QR (Quick Response) codes have seen a rise since the Covid pandemic. A person can “scan” a code for everything from providing quick access to a website, download of an application, even order from a menu.

That square barcode that a smartphone camera can access may just be letting others access your accounts.

You could give the cybercriminal access to your funds or other information that can be compromised just by scanning the code.

However, there are a few precautions the FBI recommends you follow that can reduce your chances of falling victim to this scam:


  • Once you scan a QR code, check the URL to make sure it is the intended site and looks authentic. A malicious domain name may be similar to the intended URL but with typos or a misplaced letter.

  • Practice caution when entering login, personal, or financial information from a site navigated to from a QR code.

  • If scanning a physical QR code, ensure the code has not been tampered with, such as with a sticker placed on top of the original code.

  • Do not download an app from a QR code. Use your phone’s app store for a safer download.

  • If you receive an email stating a payment failed from a company you recently made a purchase with and the company states you can only complete the payment through a QR code, call the company to verify. Locate the company’s phone number through a trusted site rather than a number provided in the email.

  • Do not download a QR code scanner app. This increases your risk of downloading malware onto your device. Most phones have a built-in scanner through the camera app.

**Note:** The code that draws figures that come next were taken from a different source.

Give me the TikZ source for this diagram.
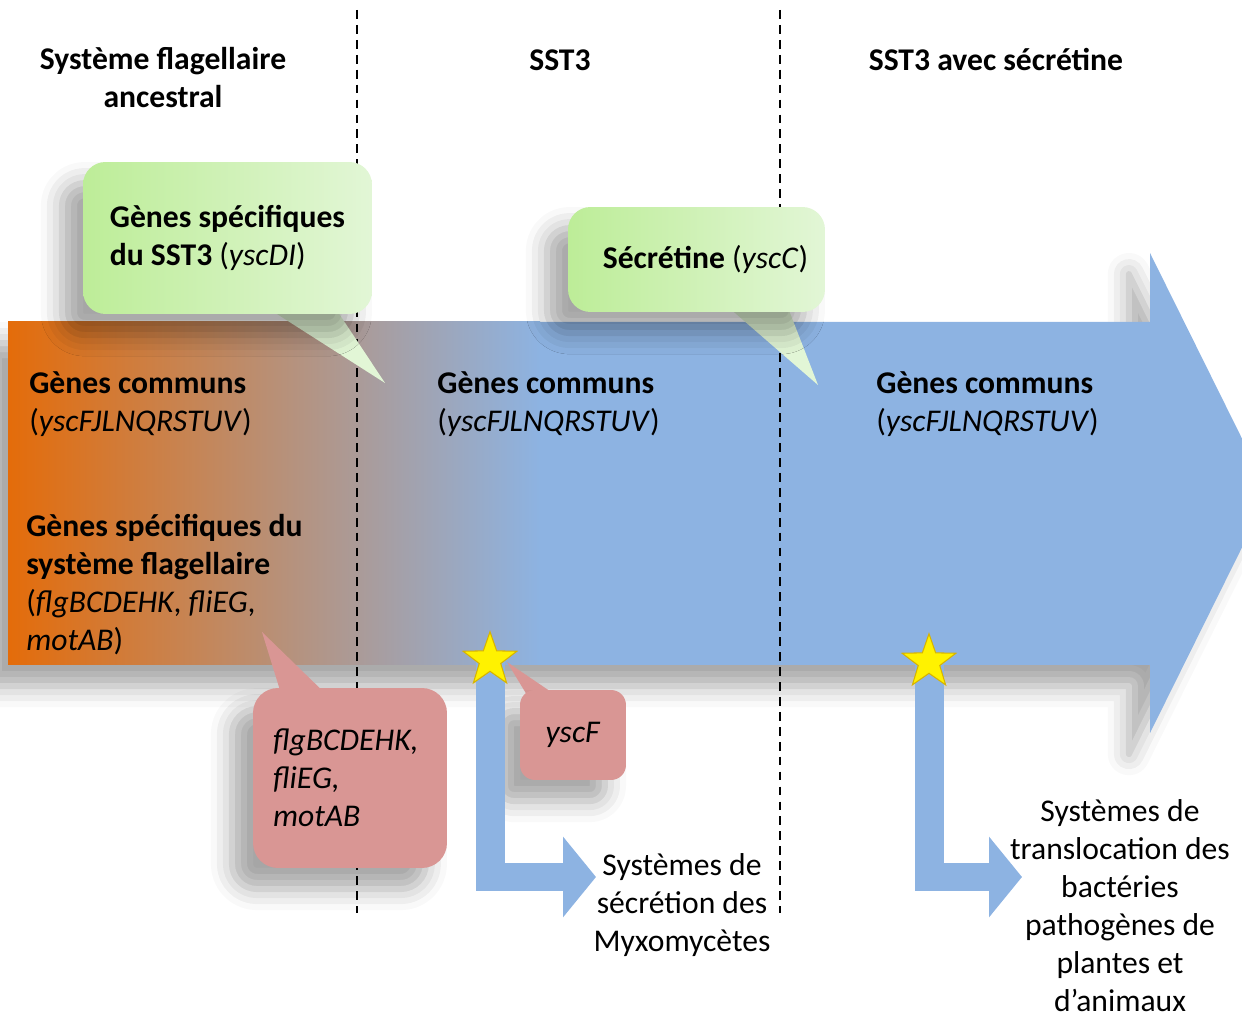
\documentclass[tikz,border=0pt]{standalone}
\usepackage{fontspec}
\setmainfont{Carlito}
\usetikzlibrary{shapes.geometric,arrows.meta,shadows.blur}

\definecolor{arrowblue}{HTML}{8DB3E2}
\definecolor{flagorange}{HTML}{E46C0A}
\definecolor{greenA}{HTML}{BDED98}
\definecolor{greenB}{HTML}{E2F6D6}
\definecolor{redcall}{HTML}{D99694}
\definecolor{starline}{HTML}{D8B400}

\tikzset{
  txt/.style={font=\fontsize{18}{21.6}\selectfont, inner sep=0pt},
  head/.style={txt, font=\fontsize{18}{21.6}\selectfont\bfseries, align=center},
  genes/.style={txt, align=left, anchor=west},
  soft/.style={blur shadow={shadow xshift=-12pt, shadow yshift=-12pt, shadow blur radius=12pt, shadow opacity=35}},
  greenbox/.style={txt, soft, rounded corners=0.45cm, left color=greenA, right color=greenB},
  redbox/.style={txt, soft, rounded corners=0.5cm, fill=redcall},
  divider/.style={black, line width=1.1pt, dash pattern=on 5pt off 3.5pt},
  branch/.style={draw=arrowblue, line width=0.58cm, -{Triangle[length=0.66cm, width=1.58cm]}},
  starshape/.style={star, star points=5, star point ratio=2.5, minimum size=1.13cm, inner sep=0pt, fill=yellow, draw=starline, line width=0.6pt},
  branchlabel/.style={txt, align=center}
}

\begin{document}
\begin{tikzpicture}[x=0.02cm, y=-0.02cm]
    \useasboundingbox (0,0) rectangle (1242,1016);
    \clip (0,0) rectangle (1242,1016);

    % Main arrow
    \path [fill=arrowblue, soft] (8,322) -- (1150,322) -- (1150,253) -- (1269,493)
      -- (1150,733) -- (1150,665) -- (8,665) -- cycle;
    \shade [left color=flagorange, right color=arrowblue] (8,322) rectangle (540,665);

    % Dividers
    \draw [divider] (357,10) -- (357,913);
    \draw [divider] (780,10) -- (780,913);

    % Headers
    \node [head] (hflag) at (163,78) {Système flagellaire\\ancestral};
    \node [head] (hsst) at (560,60) {SST3};
    \node [head] (hsec) at (996,60) {SST3 avec sécrétine};

    % Texts on the arrow
    \node [genes] (comflag) at (29,404) {\textbf{Gènes communs}\\(\textit{yscFJLNQRSTUV})};
    \node [genes] (comsst) at (437,404) {\textbf{Gènes communs}\\(\textit{yscFJLNQRSTUV})};
    \node [genes] (comsec) at (876,404) {\textbf{Gènes communs}\\(\textit{yscFJLNQRSTUV})};
    \node [genes] (specflag) at (26,585) {\textbf{Gènes spécifiques du}\\\textbf{système flagellaire}\\(\textit{flgBCDEHK}, \textit{fliEG},\\\textit{motAB})};

    % Callouts
    \path (385,383) coordinate (ptsst) (818,385) coordinate (ptsec)
          (262,632) coordinate (ptflag) (507,662) coordinate (ptyscf);
    \fill [greenB] (255,300) -- (ptsst) -- (330,300) -- cycle;
    \node [greenbox, minimum width=5.78cm, minimum height=3.04cm, align=left]
      (specsst) at (227.5,238) {\textbf{Gènes spécifiques}\\\textbf{du SST3} (\textit{yscDI})};
    \fill [greenB] (720,300) -- (ptsec) -- (785,300) -- cycle;
    \node [greenbox, minimum width=5.14cm, minimum height=2.1cm]
      (secretine) at (696.5,259.5) {\hspace*{0.36cm}\textbf{Sécrétine} (\textit{yscC})};
    \fill [redcall] (283,700) -- (ptflag) -- (332,700) -- cycle;
    \node [redbox, minimum width=3.88cm, minimum height=3.6cm, text width=3.08cm, align=left]
      (lostflag) at (350,778) {\textit{flgBCDEHK,}\\\textit{fliEG,}\\\textit{motAB}};
    \fill [redcall] (530,700) -- (ptyscf) -- (563,700) -- cycle;
    \node [redbox, rounded corners=0.3cm, minimum width=2.12cm, minimum height=1.8cm]
      (yscf) at (573,735) {\textit{yscF}};

    % Branches
    \path (490,660) coordinate (rootmyxo) (929,662) coordinate (rootpatho)
          (596,877) coordinate (tipmyxo) (1022,877) coordinate (tippatho);
    \draw [branch] (rootmyxo) |- (tipmyxo);
    \draw [branch] (rootpatho) |- (tippatho);
    \node [starshape] (starmyxo) at (rootmyxo) {};
    \node [starshape] (starpatho) at (rootpatho) {};
    \node [branchlabel] (myxo) at (682,905) {Systèmes de\\sécrétion des\\Myxomycètes};
    \node [branchlabel] (patho) at (1120,906) {Systèmes de\\translocation des\\bactéries\\pathogènes de\\plantes et\\d’animaux};
\end{tikzpicture}
\end{document}
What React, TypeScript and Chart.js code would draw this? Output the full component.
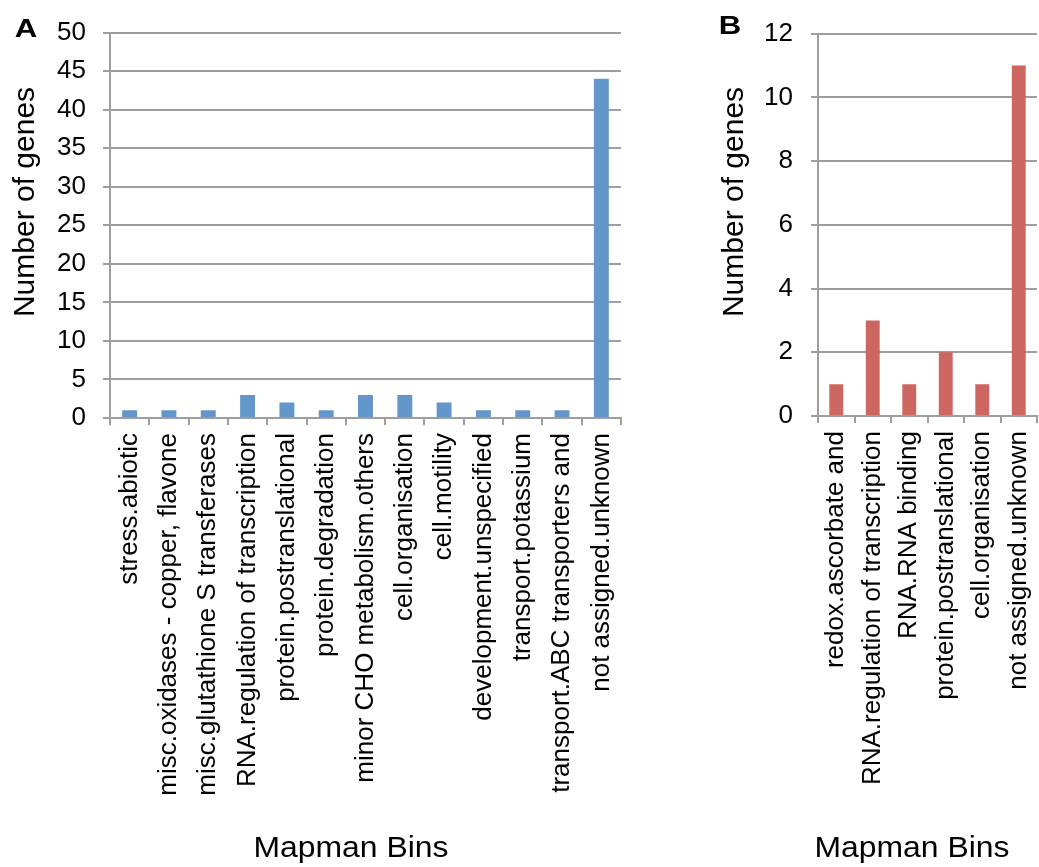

  • If you receive a QR code that you believe to be from someone you know, reach out to them through a known number or address to verify that the code is from them.

  • Avoid making payments through a site navigated to from a QR code. Instead, manually enter a known and trusted URL to complete the payment.

If you believe you have been a victim of stolen funds from a tampered QR code, report the fraud to your local FBI field office. The FBI also encourages victims to report fraudulent or suspicious activities to the FBI Internet Crime Complaint Center.